Trust as the New Strategic Currency
What we are witnessing today is therefore not simply a rise in the number of mediation initiatives. It is a deeper transformation in the politics of mediation itself. Power alone no longer guarantees influence. Institutional authority alone no longer guarantees legitimacy.
In a fragmented world, trust is increasingly becoming the decisive strategic asset. This has profound implications for the future of international diplomacy. It suggests that the effectiveness of mediation will depend less on the ability to impose outcomes and more on the ability to sustain relationships, maintain access across divides, and remain credible in environments defined by uncertainty and polarization. In many ways, the future of peacemaking may belong not necessarily to the strongest actors, but to those capable of building and preserving confidence among parties that fundamentally distrust one another. This is also why middle powers are likely to remain central to the evolving mediation landscape. Their growing role reflects not only geopolitical shifts, but also the changing operational logic of conflict resolution itself. Flexibility, discretion, continuity, and relational credibility are becoming increasingly valuable diplomatic resources.
At the same time, this transformation should not be romanticized. Trust-based mediation is slower, more fragile, and often politically exposed.
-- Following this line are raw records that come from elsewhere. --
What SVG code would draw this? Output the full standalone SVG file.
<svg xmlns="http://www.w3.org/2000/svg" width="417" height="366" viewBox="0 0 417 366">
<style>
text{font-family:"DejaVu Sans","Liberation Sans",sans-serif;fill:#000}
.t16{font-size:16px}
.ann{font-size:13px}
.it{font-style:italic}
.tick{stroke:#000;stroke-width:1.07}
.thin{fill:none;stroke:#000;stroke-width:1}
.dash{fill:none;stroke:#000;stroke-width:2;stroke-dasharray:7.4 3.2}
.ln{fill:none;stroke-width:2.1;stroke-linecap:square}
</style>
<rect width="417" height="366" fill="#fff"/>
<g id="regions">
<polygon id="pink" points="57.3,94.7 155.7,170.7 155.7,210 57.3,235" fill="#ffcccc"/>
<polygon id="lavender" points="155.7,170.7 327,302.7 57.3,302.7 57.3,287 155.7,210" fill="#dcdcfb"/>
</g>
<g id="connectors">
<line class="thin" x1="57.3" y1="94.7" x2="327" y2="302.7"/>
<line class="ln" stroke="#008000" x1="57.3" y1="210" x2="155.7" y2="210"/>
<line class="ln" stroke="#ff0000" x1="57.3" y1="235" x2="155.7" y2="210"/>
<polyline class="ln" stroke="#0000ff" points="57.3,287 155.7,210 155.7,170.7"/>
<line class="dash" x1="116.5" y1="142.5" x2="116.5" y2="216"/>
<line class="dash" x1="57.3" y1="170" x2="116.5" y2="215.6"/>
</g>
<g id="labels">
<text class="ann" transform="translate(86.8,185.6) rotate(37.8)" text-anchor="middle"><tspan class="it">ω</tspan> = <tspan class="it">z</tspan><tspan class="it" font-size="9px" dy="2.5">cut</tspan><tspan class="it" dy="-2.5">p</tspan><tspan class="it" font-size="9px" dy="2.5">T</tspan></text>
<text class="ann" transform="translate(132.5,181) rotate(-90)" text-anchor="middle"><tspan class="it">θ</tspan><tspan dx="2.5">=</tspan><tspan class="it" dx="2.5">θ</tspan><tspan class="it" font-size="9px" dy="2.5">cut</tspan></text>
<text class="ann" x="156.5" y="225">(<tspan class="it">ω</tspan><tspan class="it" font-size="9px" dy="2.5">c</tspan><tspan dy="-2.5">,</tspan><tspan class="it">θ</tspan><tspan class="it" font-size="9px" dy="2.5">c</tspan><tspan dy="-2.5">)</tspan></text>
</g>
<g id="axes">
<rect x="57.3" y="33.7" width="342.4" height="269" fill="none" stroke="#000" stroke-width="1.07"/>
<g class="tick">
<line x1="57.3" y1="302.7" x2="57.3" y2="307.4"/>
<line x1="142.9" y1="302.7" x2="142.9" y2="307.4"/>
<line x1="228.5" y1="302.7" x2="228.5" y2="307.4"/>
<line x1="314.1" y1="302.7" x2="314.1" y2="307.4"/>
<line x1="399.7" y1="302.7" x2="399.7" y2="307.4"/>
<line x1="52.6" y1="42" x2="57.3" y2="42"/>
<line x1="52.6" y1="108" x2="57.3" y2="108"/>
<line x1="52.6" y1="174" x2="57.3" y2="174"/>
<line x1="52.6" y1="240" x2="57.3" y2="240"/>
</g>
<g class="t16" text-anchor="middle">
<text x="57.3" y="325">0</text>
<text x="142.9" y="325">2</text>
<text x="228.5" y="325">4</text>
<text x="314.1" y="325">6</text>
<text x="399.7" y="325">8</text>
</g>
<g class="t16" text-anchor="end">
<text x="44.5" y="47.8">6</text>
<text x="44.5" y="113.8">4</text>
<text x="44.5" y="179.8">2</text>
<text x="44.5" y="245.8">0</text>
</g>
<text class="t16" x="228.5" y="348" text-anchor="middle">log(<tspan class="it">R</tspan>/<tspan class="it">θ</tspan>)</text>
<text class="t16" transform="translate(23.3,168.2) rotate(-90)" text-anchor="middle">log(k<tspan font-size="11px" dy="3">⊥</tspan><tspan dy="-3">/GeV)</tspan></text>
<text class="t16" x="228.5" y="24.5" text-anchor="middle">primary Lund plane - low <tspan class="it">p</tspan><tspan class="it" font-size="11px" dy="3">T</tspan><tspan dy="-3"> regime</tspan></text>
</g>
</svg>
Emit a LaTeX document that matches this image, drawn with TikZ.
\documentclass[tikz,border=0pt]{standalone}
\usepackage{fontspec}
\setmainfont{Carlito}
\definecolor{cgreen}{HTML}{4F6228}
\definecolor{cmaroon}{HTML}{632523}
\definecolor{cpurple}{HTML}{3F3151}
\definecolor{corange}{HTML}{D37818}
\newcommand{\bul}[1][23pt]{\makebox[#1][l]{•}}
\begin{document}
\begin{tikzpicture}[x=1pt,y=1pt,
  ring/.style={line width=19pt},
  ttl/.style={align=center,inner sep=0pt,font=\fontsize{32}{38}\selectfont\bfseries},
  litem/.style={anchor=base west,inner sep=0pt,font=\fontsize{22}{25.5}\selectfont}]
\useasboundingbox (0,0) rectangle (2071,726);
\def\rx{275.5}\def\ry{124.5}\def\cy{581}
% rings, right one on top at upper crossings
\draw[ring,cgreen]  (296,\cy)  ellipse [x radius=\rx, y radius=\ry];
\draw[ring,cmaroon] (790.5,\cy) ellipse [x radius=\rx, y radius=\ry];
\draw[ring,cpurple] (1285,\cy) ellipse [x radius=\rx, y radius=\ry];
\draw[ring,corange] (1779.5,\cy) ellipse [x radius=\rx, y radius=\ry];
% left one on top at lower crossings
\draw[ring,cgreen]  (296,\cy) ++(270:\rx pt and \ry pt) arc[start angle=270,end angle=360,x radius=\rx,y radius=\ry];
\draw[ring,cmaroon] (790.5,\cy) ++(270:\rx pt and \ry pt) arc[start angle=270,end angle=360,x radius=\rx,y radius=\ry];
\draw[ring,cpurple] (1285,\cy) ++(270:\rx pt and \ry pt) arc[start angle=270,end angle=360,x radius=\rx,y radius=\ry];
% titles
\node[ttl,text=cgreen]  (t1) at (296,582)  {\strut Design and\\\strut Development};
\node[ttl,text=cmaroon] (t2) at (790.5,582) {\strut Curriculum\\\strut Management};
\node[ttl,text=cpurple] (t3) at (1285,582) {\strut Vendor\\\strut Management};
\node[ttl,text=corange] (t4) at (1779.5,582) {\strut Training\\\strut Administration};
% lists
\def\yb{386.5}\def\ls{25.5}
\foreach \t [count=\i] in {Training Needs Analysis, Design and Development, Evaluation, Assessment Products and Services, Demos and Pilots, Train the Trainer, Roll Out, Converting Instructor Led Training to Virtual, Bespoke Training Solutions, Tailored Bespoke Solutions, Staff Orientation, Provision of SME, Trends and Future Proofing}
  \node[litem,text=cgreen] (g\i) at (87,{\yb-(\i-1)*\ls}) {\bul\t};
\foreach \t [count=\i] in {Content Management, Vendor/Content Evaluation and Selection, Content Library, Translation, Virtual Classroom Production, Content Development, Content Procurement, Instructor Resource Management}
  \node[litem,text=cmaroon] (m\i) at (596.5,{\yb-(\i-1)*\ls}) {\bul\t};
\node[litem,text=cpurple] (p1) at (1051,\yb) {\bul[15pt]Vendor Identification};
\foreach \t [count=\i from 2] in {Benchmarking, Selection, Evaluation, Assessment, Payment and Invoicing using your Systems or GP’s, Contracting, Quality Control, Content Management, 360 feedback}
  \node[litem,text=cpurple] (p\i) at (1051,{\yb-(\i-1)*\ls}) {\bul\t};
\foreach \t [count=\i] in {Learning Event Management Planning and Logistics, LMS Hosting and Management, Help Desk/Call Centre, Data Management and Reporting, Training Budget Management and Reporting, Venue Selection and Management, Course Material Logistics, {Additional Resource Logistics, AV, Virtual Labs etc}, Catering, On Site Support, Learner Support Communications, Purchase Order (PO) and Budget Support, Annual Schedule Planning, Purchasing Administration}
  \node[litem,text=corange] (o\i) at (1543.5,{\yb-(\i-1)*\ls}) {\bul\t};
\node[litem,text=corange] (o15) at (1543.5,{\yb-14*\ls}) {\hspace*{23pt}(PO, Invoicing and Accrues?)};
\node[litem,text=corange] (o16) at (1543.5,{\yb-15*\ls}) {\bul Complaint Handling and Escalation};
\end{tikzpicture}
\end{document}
It requires patience, sustained engagement, and the recognition that peace processes rarely move in linear ways. Agreements alone are no longer sufficient. What increasingly matters is the ability to sustain dialogue before, during, and long after formal negotiations conclude. Perhaps this is the central lesson emerging from today’s conflict environment: peace cannot simply be imposed through power. Increasingly, it has to be built through relationships that conflicting parties themselves consider credible enough to trust.